▶ MATERIAL PROVIDED
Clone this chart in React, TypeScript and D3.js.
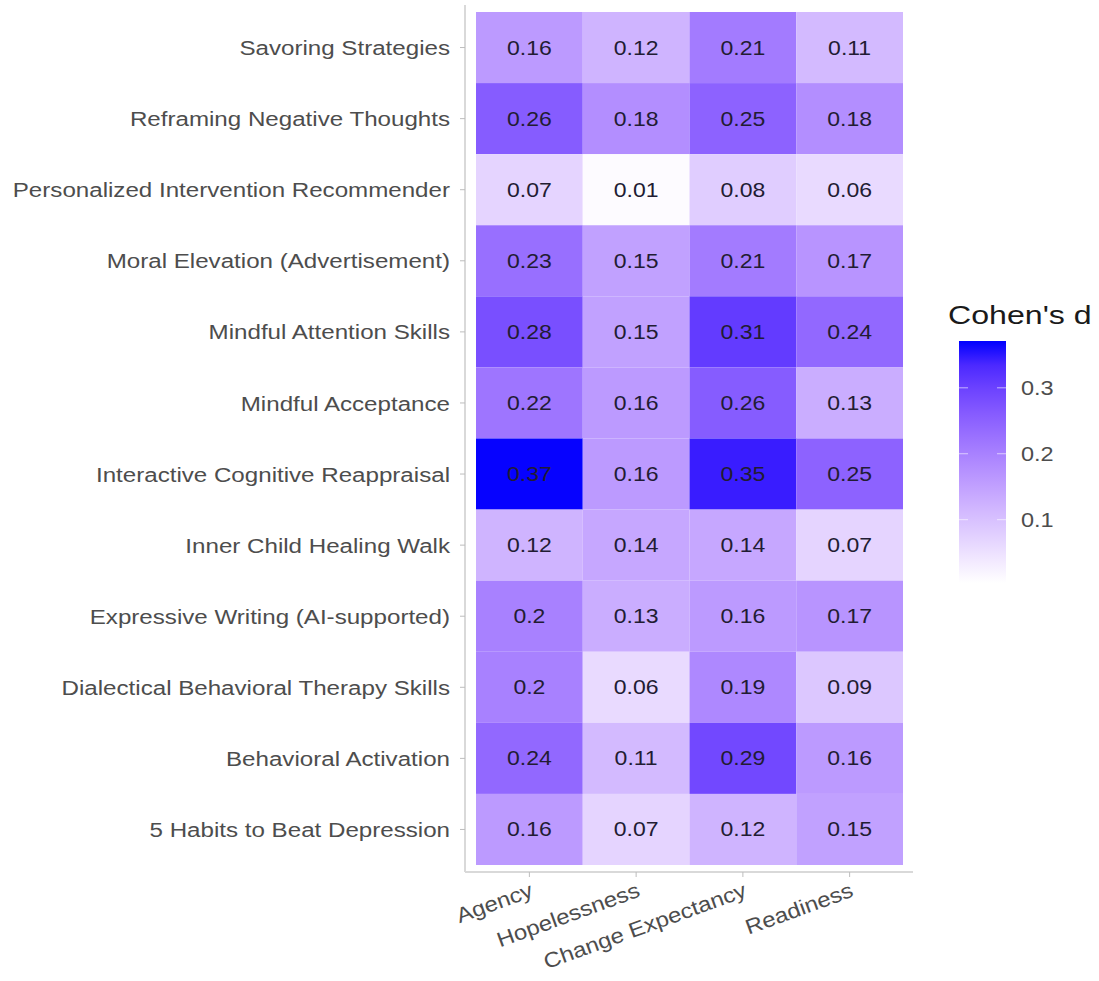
import React, { useEffect, useRef } from 'react';
import * as d3 from 'd3';

const interventions = [
  'Savoring Strategies',
  'Reframing Negative Thoughts',
  'Personalized Intervention Recommender',
  'Moral Elevation (Advertisement)',
  'Mindful Attention Skills',
  'Mindful Acceptance',
  'Interactive Cognitive Reappraisal',
  'Inner Child Healing Walk',
  'Expressive Writing (AI-supported)',
  'Dialectical Behavioral Therapy Skills',
  'Behavioral Activation',
  '5 Habits to Beat Depression',
];

const outcomes = ['Agency', 'Hopelessness', 'Change Expectancy', 'Readiness'];

const agency = [0.16, 0.26, 0.07, 0.23, 0.28, 0.22, 0.37, 0.12, 0.2, 0.2, 0.24, 0.16];
const hopelessness = [0.12, 0.18, 0.01, 0.15, 0.15, 0.16, 0.16, 0.14, 0.13, 0.06, 0.11, 0.07];
const changeExpectancy = [0.21, 0.25, 0.08, 0.21, 0.31, 0.26, 0.35, 0.14, 0.16, 0.19, 0.29, 0.12];
const readiness = [0.11, 0.18, 0.06, 0.17, 0.24, 0.13, 0.25, 0.07, 0.17, 0.09, 0.16, 0.15];

// unrounded limits of the colour scale (values above are rounded labels)
const colorLimits = [0.004, 0.371];
const legendTicks = [0.1, 0.2, 0.3];

function App() {
  const ref = useRef<SVGSVGElement>(null);

  useEffect(() => {
    const svg = d3.select(ref.current);
    svg.selectAll('*').remove();

    const font = '"Liberation Sans", Arial, sans-serif';
    const series = [agency, hopelessness, changeExpectancy, readiness];
    const cells = interventions.flatMap((name, i) =>
      outcomes.map((o, j) => ({ name, outcome: o, value: series[j][i] }))
    );

    const panel = { left: 465, right: 913, top: 5, bottom: 872 };
    const x = d3.scaleBand().domain(outcomes).range([476, 903]);
    const y = d3.scaleBand().domain(interventions).range([12, 865]);

    const color = d3
      .scaleSequential(d3.interpolateLab('white', 'blue'))
      .domain(colorLimits);

    const g = svg.append('g');

    g.selectAll('rect.cell')
      .data(cells)
      .enter()
      .append('rect')
      .attr('class', 'cell')
      .attr('x', (d) => x(d.outcome)!)
      .attr('y', (d) => y(d.name)!)
      .attr('width', x.bandwidth())
      .attr('height', y.bandwidth())
      .attr('fill', (d) => color(d.value));

    // the original looks stretched sideways, so text gets a small x-scale
    g.selectAll('text.val')
      .data(cells)
      .enter()
      .append('text')
      .attr('class', 'val')
      .attr(
        'transform',
        (d) =>
          `translate(${x(d.outcome)! + x.bandwidth() / 2},${y(d.name)! + y.bandwidth() / 2}) scale(1.18,1)`
      )
      .attr('dy', '0.36em')
      .attr('text-anchor', 'middle')
      .attr('font-family', font)
      .attr('font-size', 19.5)
      .attr('fill', '#221c33')
      .text((d) => String(d.value));

    // axis lines (left and bottom only)
    g.append('line')
      .attr('x1', panel.left)
      .attr('x2', panel.left)
      .attr('y1', panel.top)
      .attr('y2', panel.bottom)
      .attr('stroke', '#d9d9d9')
      .attr('stroke-width', 2);
    g.append('line')
      .attr('x1', panel.left)
      .attr('x2', panel.right)
      .attr('y1', panel.bottom)
      .attr('y2', panel.bottom)
      .attr('stroke', '#d9d9d9')
      .attr('stroke-width', 2);

    // y ticks + labels
    interventions.forEach((name) => {
      const cy = y(name)! + y.bandwidth() / 2;
      g.append('line')
        .attr('x1', panel.left - 5)
        .attr('x2', panel.left)
        .attr('y1', cy)
        .attr('y2', cy)
        .attr('stroke', '#bdbdbd');
      g.append('text')
        .attr('transform', `translate(${panel.left - 15},${cy}) scale(1.15,1)`)
        .attr('dy', '0.36em')
        .attr('text-anchor', 'end')
        .attr('font-family', font)
        .attr('font-size', 21)
        .attr('fill', '#4d4d4d')
        .text(name);
    });

    // x ticks + rotated labels
    outcomes.forEach((o) => {
      const cx = x(o)! + x.bandwidth() / 2;
      g.append('line')
        .attr('x1', cx)
        .attr('x2', cx)
        .attr('y1', panel.bottom)
        .attr('y2', panel.bottom + 5)
        .attr('stroke', '#bdbdbd');
      g.append('text')
        .attr(
          'transform',
          `translate(${cx + 5},${panel.bottom + 24}) rotate(-20) scale(1.14,1)`
        )
        .attr('text-anchor', 'end')
        .attr('font-family', font)
        .attr('font-size', 21)
        .attr('fill', '#4d4d4d')
        .text(o);
    });

    // legend
    const lg = { x: 959, w: 47, top: 341, bottom: 583 };
    const ly = d3.scaleLinear().domain(colorLimits).range([lg.bottom, lg.top]);
    const defs = svg.append('defs');
    const grad = defs
      .append('linearGradient')
      .attr('id', 'legendGrad')
      .attr('x1', 0)
      .attr('x2', 0)
      .attr('y1', 1)
      .attr('y2', 0);
    d3.range(0, 1.0001, 0.1).forEach((t) => {
      grad
        .append('stop')
        .attr('offset', t)
        .attr(
          'stop-color',
          color(colorLimits[0] + t * (colorLimits[1] - colorLimits[0]))
        );
    });
    svg
      .append('rect')
      .attr('x', lg.x)
      .attr('y', lg.top)
      .attr('width', lg.w)
      .attr('height', lg.bottom - lg.top)
      .attr('fill', 'url(#legendGrad)');
    legendTicks.forEach((t) => {
      const ty = ly(t);
      [lg.x, lg.x + lg.w - 9].forEach((x0) => {
        svg
          .append('line')
          .attr('x1', x0)
          .attr('x2', x0 + 9)
          .attr('y1', ty)
          .attr('y2', ty)
          .attr('stroke', 'white')
          .attr('stroke-opacity', 0.6);
      });
      svg
        .append('text')
        .attr('transform', `translate(${lg.x + lg.w + 15},${ty}) scale(1.12,1)`)
        .attr('dy', '0.36em')
        .attr('font-family', font)
        .attr('font-size', 21)
        .attr('fill', '#4d4d4d')
        .text(String(t));
    });
    svg
      .append('text')
      .attr('transform', 'translate(948,324) scale(1.26,1)')
      .attr('font-family', font)
      .attr('font-size', 25.5)
      .attr('fill', '#1a1a1a')
      .text("Cohen's d");
  }, []);

  return (
    <svg
      ref={ref}
      width={1099}
      height={981}
      style={{ position: 'absolute', left: 0, top: 0, background: 'white' }}
    ></svg>
  );
}

export default App;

▶ SHORT PROBLEM
Return the listing above in full and without alteration, excluding its pictures.

▶ EXERCISE OUTPUT
Clone this chart in React, TypeScript and D3.js.
import React, { useEffect, useRef } from 'react';
import * as d3 from 'd3';

const interventions = [
  'Savoring Strategies',
  'Reframing Negative Thoughts',
  'Personalized Intervention Recommender',
  'Moral Elevation (Advertisement)',
  'Mindful Attention Skills',
  'Mindful Acceptance',
  'Interactive Cognitive Reappraisal',
  'Inner Child Healing Walk',
  'Expressive Writing (AI-supported)',
  'Dialectical Behavioral Therapy Skills',
  'Behavioral Activation',
  '5 Habits to Beat Depression',
];

const outcomes = ['Agency', 'Hopelessness', 'Change Expectancy', 'Readiness'];

const agency = [0.16, 0.26, 0.07, 0.23, 0.28, 0.22, 0.37, 0.12, 0.2, 0.2, 0.24, 0.16];
const hopelessness = [0.12, 0.18, 0.01, 0.15, 0.15, 0.16, 0.16, 0.14, 0.13, 0.06, 0.11, 0.07];
const changeExpectancy = [0.21, 0.25, 0.08, 0.21, 0.31, 0.26, 0.35, 0.14, 0.16, 0.19, 0.29, 0.12];
const readiness = [0.11, 0.18, 0.06, 0.17, 0.24, 0.13, 0.25, 0.07, 0.17, 0.09, 0.16, 0.15];

// unrounded limits of the colour scale (values above are rounded labels)
const colorLimits = [0.004, 0.371];
const legendTicks = [0.1, 0.2, 0.3];

function App() {
  const ref = useRef<SVGSVGElement>(null);

  useEffect(() => {
    const svg = d3.select(ref.current);
    svg.selectAll('*').remove();

    const font = '"Liberation Sans", Arial, sans-serif';
    const series = [agency, hopelessness, changeExpectancy, readiness];
    const cells = interventions.flatMap((name, i) =>
      outcomes.map((o, j) => ({ name, outcome: o, value: series[j][i] }))
    );

    const panel = { left: 465, right: 913, top: 5, bottom: 872 };
    const x = d3.scaleBand().domain(outcomes).range([476, 903]);
    const y = d3.scaleBand().domain(interventions).range([12, 865]);

    const color = d3
      .scaleSequential(d3.interpolateLab('white', 'blue'))
      .domain(colorLimits);

    const g = svg.append('g');

    g.selectAll('rect.cell')
      .data(cells)
      .enter()
      .append('rect')
      .attr('class', 'cell')
      .attr('x', (d) => x(d.outcome)!)
      .attr('y', (d) => y(d.name)!)
      .attr('width', x.bandwidth())
      .attr('height', y.bandwidth())
      .attr('fill', (d) => color(d.value));

    // the original looks stretched sideways, so text gets a small x-scale
    g.selectAll('text.val')
      .data(cells)
      .enter()
      .append('text')
      .attr('class', 'val')
      .attr(
        'transform',
        (d) =>
          `translate(${x(d.outcome)! + x.bandwidth() / 2},${y(d.name)! + y.bandwidth() / 2}) scale(1.18,1)`
      )
      .attr('dy', '0.36em')
      .attr('text-anchor', 'middle')
      .attr('font-family', font)
      .attr('font-size', 19.5)
      .attr('fill', '#221c33')
      .text((d) => String(d.value));

    // axis lines (left and bottom only)
    g.append('line')
      .attr('x1', panel.left)
      .attr('x2', panel.left)
      .attr('y1', panel.top)
      .attr('y2', panel.bottom)
      .attr('stroke', '#d9d9d9')
      .attr('stroke-width', 2);
    g.append('line')
      .attr('x1', panel.left)
      .attr('x2', panel.right)
      .attr('y1', panel.bottom)
      .attr('y2', panel.bottom)
      .attr('stroke', '#d9d9d9')
      .attr('stroke-width', 2);

    // y ticks + labels
    interventions.forEach((name) => {
      const cy = y(name)! + y.bandwidth() / 2;
      g.append('line')
        .attr('x1', panel.left - 5)
        .attr('x2', panel.left)
        .attr('y1', cy)
        .attr('y2', cy)
        .attr('stroke', '#bdbdbd');
      g.append('text')
        .attr('transform', `translate(${panel.left - 15},${cy}) scale(1.15,1)`)
        .attr('dy', '0.36em')
        .attr('text-anchor', 'end')
        .attr('font-family', font)
        .attr('font-size', 21)
        .attr('fill', '#4d4d4d')
        .text(name);
    });

    // x ticks + rotated labels
    outcomes.forEach((o) => {
      const cx = x(o)! + x.bandwidth() / 2;
      g.append('line')
        .attr('x1', cx)
        .attr('x2', cx)
        .attr('y1', panel.bottom)
        .attr('y2', panel.bottom + 5)
        .attr('stroke', '#bdbdbd');
      g.append('text')
        .attr(
          'transform',
          `translate(${cx + 5},${panel.bottom + 24}) rotate(-20) scale(1.14,1)`
        )
        .attr('text-anchor', 'end')
        .attr('font-family', font)
        .attr('font-size', 21)
        .attr('fill', '#4d4d4d')
        .text(o);
    });

    // legend
    const lg = { x: 959, w: 47, top: 341, bottom: 583 };
    const ly = d3.scaleLinear().domain(colorLimits).range([lg.bottom, lg.top]);
    const defs = svg.append('defs');
    const grad = defs
      .append('linearGradient')
      .attr('id', 'legendGrad')
      .attr('x1', 0)
      .attr('x2', 0)
      .attr('y1', 1)
      .attr('y2', 0);
    d3.range(0, 1.0001, 0.1).forEach((t) => {
      grad
        .append('stop')
        .attr('offset', t)
        .attr(
          'stop-color',
          color(colorLimits[0] + t * (colorLimits[1] - colorLimits[0]))
        );
    });
    svg
      .append('rect')
      .attr('x', lg.x)
      .attr('y', lg.top)
      .attr('width', lg.w)
      .attr('height', lg.bottom - lg.top)
      .attr('fill', 'url(#legendGrad)');
    legendTicks.forEach((t) => {
      const ty = ly(t);
      [lg.x, lg.x + lg.w - 9].forEach((x0) => {
        svg
          .append('line')
          .attr('x1', x0)
          .attr('x2', x0 + 9)
          .attr('y1', ty)
          .attr('y2', ty)
          .attr('stroke', 'white')
          .attr('stroke-opacity', 0.6);
      });
      svg
        .append('text')
        .attr('transform', `translate(${lg.x + lg.w + 15},${ty}) scale(1.12,1)`)
        .attr('dy', '0.36em')
        .attr('font-family', font)
        .attr('font-size', 21)
        .attr('fill', '#4d4d4d')
        .text(String(t));
    });
    svg
      .append('text')
      .attr('transform', 'translate(948,324) scale(1.26,1)')
      .attr('font-family', font)
      .attr('font-size', 25.5)
      .attr('fill', '#1a1a1a')
      .text("Cohen's d");
  }, []);

  return (
    <svg
      ref={ref}
      width={1099}
      height={981}
      style={{ position: 'absolute', left: 0, top: 0, background: 'white' }}
    ></svg>
  );
}

export default App;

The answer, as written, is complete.